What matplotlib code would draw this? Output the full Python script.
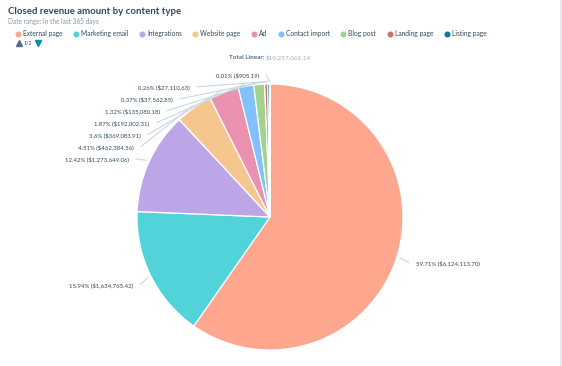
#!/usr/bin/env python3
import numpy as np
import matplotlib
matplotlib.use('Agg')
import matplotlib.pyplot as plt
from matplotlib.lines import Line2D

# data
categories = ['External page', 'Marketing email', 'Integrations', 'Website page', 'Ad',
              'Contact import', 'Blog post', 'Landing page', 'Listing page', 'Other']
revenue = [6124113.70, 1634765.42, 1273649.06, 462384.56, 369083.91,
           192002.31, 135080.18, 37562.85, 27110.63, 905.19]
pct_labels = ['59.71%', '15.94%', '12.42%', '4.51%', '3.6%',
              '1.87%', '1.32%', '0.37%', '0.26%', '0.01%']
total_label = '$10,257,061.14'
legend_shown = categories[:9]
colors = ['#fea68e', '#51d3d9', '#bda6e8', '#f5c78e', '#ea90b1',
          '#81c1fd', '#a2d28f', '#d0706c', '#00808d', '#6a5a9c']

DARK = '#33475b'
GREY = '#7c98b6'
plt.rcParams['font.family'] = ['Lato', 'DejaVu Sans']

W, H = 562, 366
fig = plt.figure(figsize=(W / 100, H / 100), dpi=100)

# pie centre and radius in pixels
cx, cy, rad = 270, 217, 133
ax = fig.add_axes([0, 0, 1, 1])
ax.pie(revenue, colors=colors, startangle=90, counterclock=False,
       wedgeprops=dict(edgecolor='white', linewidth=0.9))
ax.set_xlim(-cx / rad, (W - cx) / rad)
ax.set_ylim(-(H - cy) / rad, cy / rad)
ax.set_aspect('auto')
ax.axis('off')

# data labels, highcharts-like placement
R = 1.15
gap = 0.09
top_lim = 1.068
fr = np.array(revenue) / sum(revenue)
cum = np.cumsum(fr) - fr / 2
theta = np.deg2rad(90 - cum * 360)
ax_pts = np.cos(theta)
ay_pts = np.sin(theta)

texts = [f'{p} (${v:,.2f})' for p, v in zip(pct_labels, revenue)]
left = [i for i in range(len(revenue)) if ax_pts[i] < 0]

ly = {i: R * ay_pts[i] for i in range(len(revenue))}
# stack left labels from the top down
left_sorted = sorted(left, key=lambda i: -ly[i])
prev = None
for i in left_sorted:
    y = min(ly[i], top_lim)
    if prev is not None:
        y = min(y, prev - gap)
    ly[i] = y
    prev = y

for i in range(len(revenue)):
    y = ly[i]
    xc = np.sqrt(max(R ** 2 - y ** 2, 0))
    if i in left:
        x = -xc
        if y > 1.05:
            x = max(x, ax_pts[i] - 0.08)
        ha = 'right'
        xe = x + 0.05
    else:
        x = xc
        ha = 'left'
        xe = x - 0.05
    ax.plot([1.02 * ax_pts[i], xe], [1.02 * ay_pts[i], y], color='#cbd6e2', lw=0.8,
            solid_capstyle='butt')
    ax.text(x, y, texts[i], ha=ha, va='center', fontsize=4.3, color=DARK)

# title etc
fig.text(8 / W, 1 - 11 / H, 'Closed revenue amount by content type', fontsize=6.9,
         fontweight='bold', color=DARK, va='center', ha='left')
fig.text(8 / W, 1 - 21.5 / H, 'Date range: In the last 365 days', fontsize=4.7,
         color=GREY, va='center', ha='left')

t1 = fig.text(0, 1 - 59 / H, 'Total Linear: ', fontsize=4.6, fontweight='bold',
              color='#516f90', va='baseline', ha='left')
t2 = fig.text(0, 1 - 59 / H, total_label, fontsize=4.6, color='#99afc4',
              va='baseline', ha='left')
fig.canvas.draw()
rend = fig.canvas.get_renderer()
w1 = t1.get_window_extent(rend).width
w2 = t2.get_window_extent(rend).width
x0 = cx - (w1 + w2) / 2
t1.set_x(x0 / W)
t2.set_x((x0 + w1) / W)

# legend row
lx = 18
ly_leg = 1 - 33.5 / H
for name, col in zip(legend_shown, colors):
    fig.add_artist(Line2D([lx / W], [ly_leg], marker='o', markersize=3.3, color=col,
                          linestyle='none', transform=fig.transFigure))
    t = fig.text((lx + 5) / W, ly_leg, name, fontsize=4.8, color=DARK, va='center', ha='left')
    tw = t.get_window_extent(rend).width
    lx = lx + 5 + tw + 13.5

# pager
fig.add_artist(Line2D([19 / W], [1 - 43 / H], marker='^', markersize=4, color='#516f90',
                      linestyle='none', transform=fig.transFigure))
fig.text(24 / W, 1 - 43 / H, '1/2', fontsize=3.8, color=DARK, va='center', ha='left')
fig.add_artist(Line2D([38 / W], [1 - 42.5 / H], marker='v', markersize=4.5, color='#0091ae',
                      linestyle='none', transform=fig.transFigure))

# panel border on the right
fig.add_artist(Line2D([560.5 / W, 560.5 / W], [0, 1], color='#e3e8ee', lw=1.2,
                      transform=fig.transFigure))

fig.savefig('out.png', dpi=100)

──────────────────────────────

■ **What you need to do**: Leave the pictures out and output the rest of the listing exactly.

■ **Written reply**:
What matplotlib code would draw this? Output the full Python script.
#!/usr/bin/env python3
import numpy as np
import matplotlib
matplotlib.use('Agg')
import matplotlib.pyplot as plt
from matplotlib.lines import Line2D

# data
categories = ['External page', 'Marketing email', 'Integrations', 'Website page', 'Ad',
              'Contact import', 'Blog post', 'Landing page', 'Listing page', 'Other']
revenue = [6124113.70, 1634765.42, 1273649.06, 462384.56, 369083.91,
           192002.31, 135080.18, 37562.85, 27110.63, 905.19]
pct_labels = ['59.71%', '15.94%', '12.42%', '4.51%', '3.6%',
              '1.87%', '1.32%', '0.37%', '0.26%', '0.01%']
total_label = '$10,257,061.14'
legend_shown = categories[:9]
colors = ['#fea68e', '#51d3d9', '#bda6e8', '#f5c78e', '#ea90b1',
          '#81c1fd', '#a2d28f', '#d0706c', '#00808d', '#6a5a9c']

DARK = '#33475b'
GREY = '#7c98b6'
plt.rcParams['font.family'] = ['Lato', 'DejaVu Sans']

W, H = 562, 366
fig = plt.figure(figsize=(W / 100, H / 100), dpi=100)

# pie centre and radius in pixels
cx, cy, rad = 270, 217, 133
ax = fig.add_axes([0, 0, 1, 1])
ax.pie(revenue, colors=colors, startangle=90, counterclock=False,
       wedgeprops=dict(edgecolor='white', linewidth=0.9))
ax.set_xlim(-cx / rad, (W - cx) / rad)
ax.set_ylim(-(H - cy) / rad, cy / rad)
ax.set_aspect('auto')
ax.axis('off')

# data labels, highcharts-like placement
R = 1.15
gap = 0.09
top_lim = 1.068
fr = np.array(revenue) / sum(revenue)
cum = np.cumsum(fr) - fr / 2
theta = np.deg2rad(90 - cum * 360)
ax_pts = np.cos(theta)
ay_pts = np.sin(theta)

texts = [f'{p} (${v:,.2f})' for p, v in zip(pct_labels, revenue)]
left = [i for i in range(len(revenue)) if ax_pts[i] < 0]

ly = {i: R * ay_pts[i] for i in range(len(revenue))}
# stack left labels from the top down
left_sorted = sorted(left, key=lambda i: -ly[i])
prev = None
for i in left_sorted:
    y = min(ly[i], top_lim)
    if prev is not None:
        y = min(y, prev - gap)
    ly[i] = y
    prev = y

for i in range(len(revenue)):
    y = ly[i]
    xc = np.sqrt(max(R ** 2 - y ** 2, 0))
    if i in left:
        x = -xc
        if y > 1.05:
            x = max(x, ax_pts[i] - 0.08)
        ha = 'right'
        xe = x + 0.05
    else:
        x = xc
        ha = 'left'
        xe = x - 0.05
    ax.plot([1.02 * ax_pts[i], xe], [1.02 * ay_pts[i], y], color='#cbd6e2', lw=0.8,
            solid_capstyle='butt')
    ax.text(x, y, texts[i], ha=ha, va='center', fontsize=4.3, color=DARK)

# title etc
fig.text(8 / W, 1 - 11 / H, 'Closed revenue amount by content type', fontsize=6.9,
         fontweight='bold', color=DARK, va='center', ha='left')
fig.text(8 / W, 1 - 21.5 / H, 'Date range: In the last 365 days', fontsize=4.7,
         color=GREY, va='center', ha='left')

t1 = fig.text(0, 1 - 59 / H, 'Total Linear: ', fontsize=4.6, fontweight='bold',
              color='#516f90', va='baseline', ha='left')
t2 = fig.text(0, 1 - 59 / H, total_label, fontsize=4.6, color='#99afc4',
              va='baseline', ha='left')
fig.canvas.draw()
rend = fig.canvas.get_renderer()
w1 = t1.get_window_extent(rend).width
w2 = t2.get_window_extent(rend).width
x0 = cx - (w1 + w2) / 2
t1.set_x(x0 / W)
t2.set_x((x0 + w1) / W)

# legend row
lx = 18
ly_leg = 1 - 33.5 / H
for name, col in zip(legend_shown, colors):
    fig.add_artist(Line2D([lx / W], [ly_leg], marker='o', markersize=3.3, color=col,
                          linestyle='none', transform=fig.transFigure))
    t = fig.text((lx + 5) / W, ly_leg, name, fontsize=4.8, color=DARK, va='center', ha='left')
    tw = t.get_window_extent(rend).width
    lx = lx + 5 + tw + 13.5

# pager
fig.add_artist(Line2D([19 / W], [1 - 43 / H], marker='^', markersize=4, color='#516f90',
                      linestyle='none', transform=fig.transFigure))
fig.text(24 / W, 1 - 43 / H, '1/2', fontsize=3.8, color=DARK, va='center', ha='left')
fig.add_artist(Line2D([38 / W], [1 - 42.5 / H], marker='v', markersize=4.5, color='#0091ae',
                      linestyle='none', transform=fig.transFigure))

# panel border on the right
fig.add_artist(Line2D([560.5 / W, 560.5 / W], [0, 1], color='#e3e8ee', lw=1.2,
                      transform=fig.transFigure))

fig.savefig('out.png', dpi=100)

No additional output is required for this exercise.